Nanoscopic Morphological Changes in Yeast Cell Surfaces Caused by Oxidative Stress: An Atomic Force Microscopic Study
Canetta Elisabetta 1*, Graeme M. Walker 2 and Ashok K. Adya 1
Condensed Matter Group and BIONTHE (Bio- and Nano- Technologies for Health and Environment) Centre University of Abertay Dundee, Dundee DD1 1HG, U.K, 1Abertay Centre for Environment, School of Contemporary Sciences, University of Abertay Dundee, Dundee DD1 1HG, U.K.
Abstract
Nanoscopic changes in the cell surface morphology of the yeasts Saccharomyces cerevisiae (strain NCYC 1681) and Schizosaccharomyces pombe (strain DVPB 1354), due to their exposure to varying concentrations of hydrogen peroxide (oxidative stress), were investigated using an atomic force microscope (AFM).
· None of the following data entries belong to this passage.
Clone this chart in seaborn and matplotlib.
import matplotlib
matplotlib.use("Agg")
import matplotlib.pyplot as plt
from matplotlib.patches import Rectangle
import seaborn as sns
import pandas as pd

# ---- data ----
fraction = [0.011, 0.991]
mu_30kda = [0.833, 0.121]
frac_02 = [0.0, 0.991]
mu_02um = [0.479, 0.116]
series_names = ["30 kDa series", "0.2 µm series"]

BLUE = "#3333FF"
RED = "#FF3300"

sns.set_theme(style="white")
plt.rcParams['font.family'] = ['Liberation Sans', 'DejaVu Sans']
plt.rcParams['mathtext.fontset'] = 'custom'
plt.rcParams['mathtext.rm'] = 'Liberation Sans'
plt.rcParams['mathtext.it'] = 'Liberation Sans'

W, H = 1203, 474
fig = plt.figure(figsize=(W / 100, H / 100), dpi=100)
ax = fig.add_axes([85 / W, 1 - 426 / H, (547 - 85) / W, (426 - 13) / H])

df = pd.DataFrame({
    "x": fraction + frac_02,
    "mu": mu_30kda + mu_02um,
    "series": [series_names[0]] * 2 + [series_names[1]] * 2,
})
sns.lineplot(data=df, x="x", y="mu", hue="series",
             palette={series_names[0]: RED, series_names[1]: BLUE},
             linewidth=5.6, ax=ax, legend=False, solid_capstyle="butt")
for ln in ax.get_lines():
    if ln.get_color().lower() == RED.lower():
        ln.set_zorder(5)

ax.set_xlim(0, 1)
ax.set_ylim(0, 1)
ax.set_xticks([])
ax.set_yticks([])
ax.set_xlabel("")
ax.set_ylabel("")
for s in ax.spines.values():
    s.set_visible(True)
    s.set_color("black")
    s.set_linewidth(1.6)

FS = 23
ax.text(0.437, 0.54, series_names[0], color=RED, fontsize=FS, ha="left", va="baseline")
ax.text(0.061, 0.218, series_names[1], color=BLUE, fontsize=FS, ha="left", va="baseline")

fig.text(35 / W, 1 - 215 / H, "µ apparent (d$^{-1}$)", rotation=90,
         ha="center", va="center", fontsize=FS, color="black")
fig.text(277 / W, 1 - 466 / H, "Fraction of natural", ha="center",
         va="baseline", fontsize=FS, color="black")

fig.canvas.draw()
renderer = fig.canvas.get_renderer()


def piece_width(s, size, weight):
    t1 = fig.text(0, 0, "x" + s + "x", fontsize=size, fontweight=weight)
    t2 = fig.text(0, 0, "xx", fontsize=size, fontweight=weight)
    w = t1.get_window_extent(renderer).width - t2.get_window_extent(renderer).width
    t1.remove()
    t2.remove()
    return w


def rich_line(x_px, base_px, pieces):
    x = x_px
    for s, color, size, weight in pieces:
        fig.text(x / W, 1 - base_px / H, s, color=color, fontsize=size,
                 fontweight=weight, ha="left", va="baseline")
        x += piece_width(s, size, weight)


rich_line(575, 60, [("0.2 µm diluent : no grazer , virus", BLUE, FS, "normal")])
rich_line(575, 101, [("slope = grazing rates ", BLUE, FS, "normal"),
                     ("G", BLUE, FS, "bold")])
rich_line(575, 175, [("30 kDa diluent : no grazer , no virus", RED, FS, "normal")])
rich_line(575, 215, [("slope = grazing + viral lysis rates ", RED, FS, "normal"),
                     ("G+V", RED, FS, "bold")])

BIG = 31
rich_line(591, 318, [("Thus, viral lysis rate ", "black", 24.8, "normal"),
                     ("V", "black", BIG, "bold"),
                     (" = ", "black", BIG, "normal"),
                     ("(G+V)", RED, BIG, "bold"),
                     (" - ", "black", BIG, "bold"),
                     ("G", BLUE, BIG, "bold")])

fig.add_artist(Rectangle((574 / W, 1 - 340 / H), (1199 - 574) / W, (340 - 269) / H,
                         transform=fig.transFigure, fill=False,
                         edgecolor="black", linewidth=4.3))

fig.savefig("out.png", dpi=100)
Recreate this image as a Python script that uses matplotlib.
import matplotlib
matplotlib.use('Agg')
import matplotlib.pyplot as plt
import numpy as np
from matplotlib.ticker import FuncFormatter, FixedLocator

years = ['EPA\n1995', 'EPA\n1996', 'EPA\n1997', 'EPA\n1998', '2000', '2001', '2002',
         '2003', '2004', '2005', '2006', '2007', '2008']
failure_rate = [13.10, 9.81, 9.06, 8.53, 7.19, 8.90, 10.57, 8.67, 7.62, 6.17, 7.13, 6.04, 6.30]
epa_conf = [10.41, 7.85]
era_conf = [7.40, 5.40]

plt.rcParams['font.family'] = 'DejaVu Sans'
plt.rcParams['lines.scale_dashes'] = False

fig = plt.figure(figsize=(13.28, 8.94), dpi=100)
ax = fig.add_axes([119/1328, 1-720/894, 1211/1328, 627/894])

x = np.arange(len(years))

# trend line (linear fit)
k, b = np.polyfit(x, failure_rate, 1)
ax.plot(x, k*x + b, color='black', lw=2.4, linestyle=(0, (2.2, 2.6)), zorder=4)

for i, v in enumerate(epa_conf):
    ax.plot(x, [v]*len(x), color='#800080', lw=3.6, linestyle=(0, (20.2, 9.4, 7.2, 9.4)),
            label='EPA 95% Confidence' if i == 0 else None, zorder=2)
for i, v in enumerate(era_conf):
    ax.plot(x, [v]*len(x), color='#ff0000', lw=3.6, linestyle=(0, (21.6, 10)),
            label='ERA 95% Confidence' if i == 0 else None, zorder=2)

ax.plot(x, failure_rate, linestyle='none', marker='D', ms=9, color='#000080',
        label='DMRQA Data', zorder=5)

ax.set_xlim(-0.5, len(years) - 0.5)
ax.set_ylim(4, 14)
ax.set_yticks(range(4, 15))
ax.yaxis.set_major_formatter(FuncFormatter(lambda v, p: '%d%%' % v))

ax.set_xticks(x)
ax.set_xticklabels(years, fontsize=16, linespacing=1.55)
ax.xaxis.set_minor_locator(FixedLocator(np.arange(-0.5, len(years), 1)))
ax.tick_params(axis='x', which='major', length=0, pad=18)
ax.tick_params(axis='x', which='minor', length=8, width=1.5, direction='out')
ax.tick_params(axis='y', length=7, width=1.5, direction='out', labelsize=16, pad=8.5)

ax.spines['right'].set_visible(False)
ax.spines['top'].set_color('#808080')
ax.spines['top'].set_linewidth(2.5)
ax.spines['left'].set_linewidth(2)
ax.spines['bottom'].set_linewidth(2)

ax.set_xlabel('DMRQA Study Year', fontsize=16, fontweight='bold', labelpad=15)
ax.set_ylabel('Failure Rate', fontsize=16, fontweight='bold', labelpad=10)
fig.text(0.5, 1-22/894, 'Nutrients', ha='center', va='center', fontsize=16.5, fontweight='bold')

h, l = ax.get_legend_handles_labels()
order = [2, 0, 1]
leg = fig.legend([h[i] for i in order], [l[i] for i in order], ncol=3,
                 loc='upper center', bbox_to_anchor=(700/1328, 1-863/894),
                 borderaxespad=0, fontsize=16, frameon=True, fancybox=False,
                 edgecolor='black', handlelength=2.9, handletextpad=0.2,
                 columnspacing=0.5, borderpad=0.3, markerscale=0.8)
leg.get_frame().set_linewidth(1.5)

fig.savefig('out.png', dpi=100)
Increasing hydrogen peroxide concentration led to a decrease in cell viabilities and mean cell volumes, and an increase in the surface roughness of the yeasts. In addition, AFM studies revealed that oxidative stress caused cell compression in both S. cerevisiae and Schiz. pombe cells and an increase in the number of aged yeasts. These results confirmed the importance and usefulness of AFM in investigating the morphology of stressed microbial cells at the nanoscale. The results also provided novel information on the relative oxidative stress tolerance of S. cerevisiae and Schiz. pombe.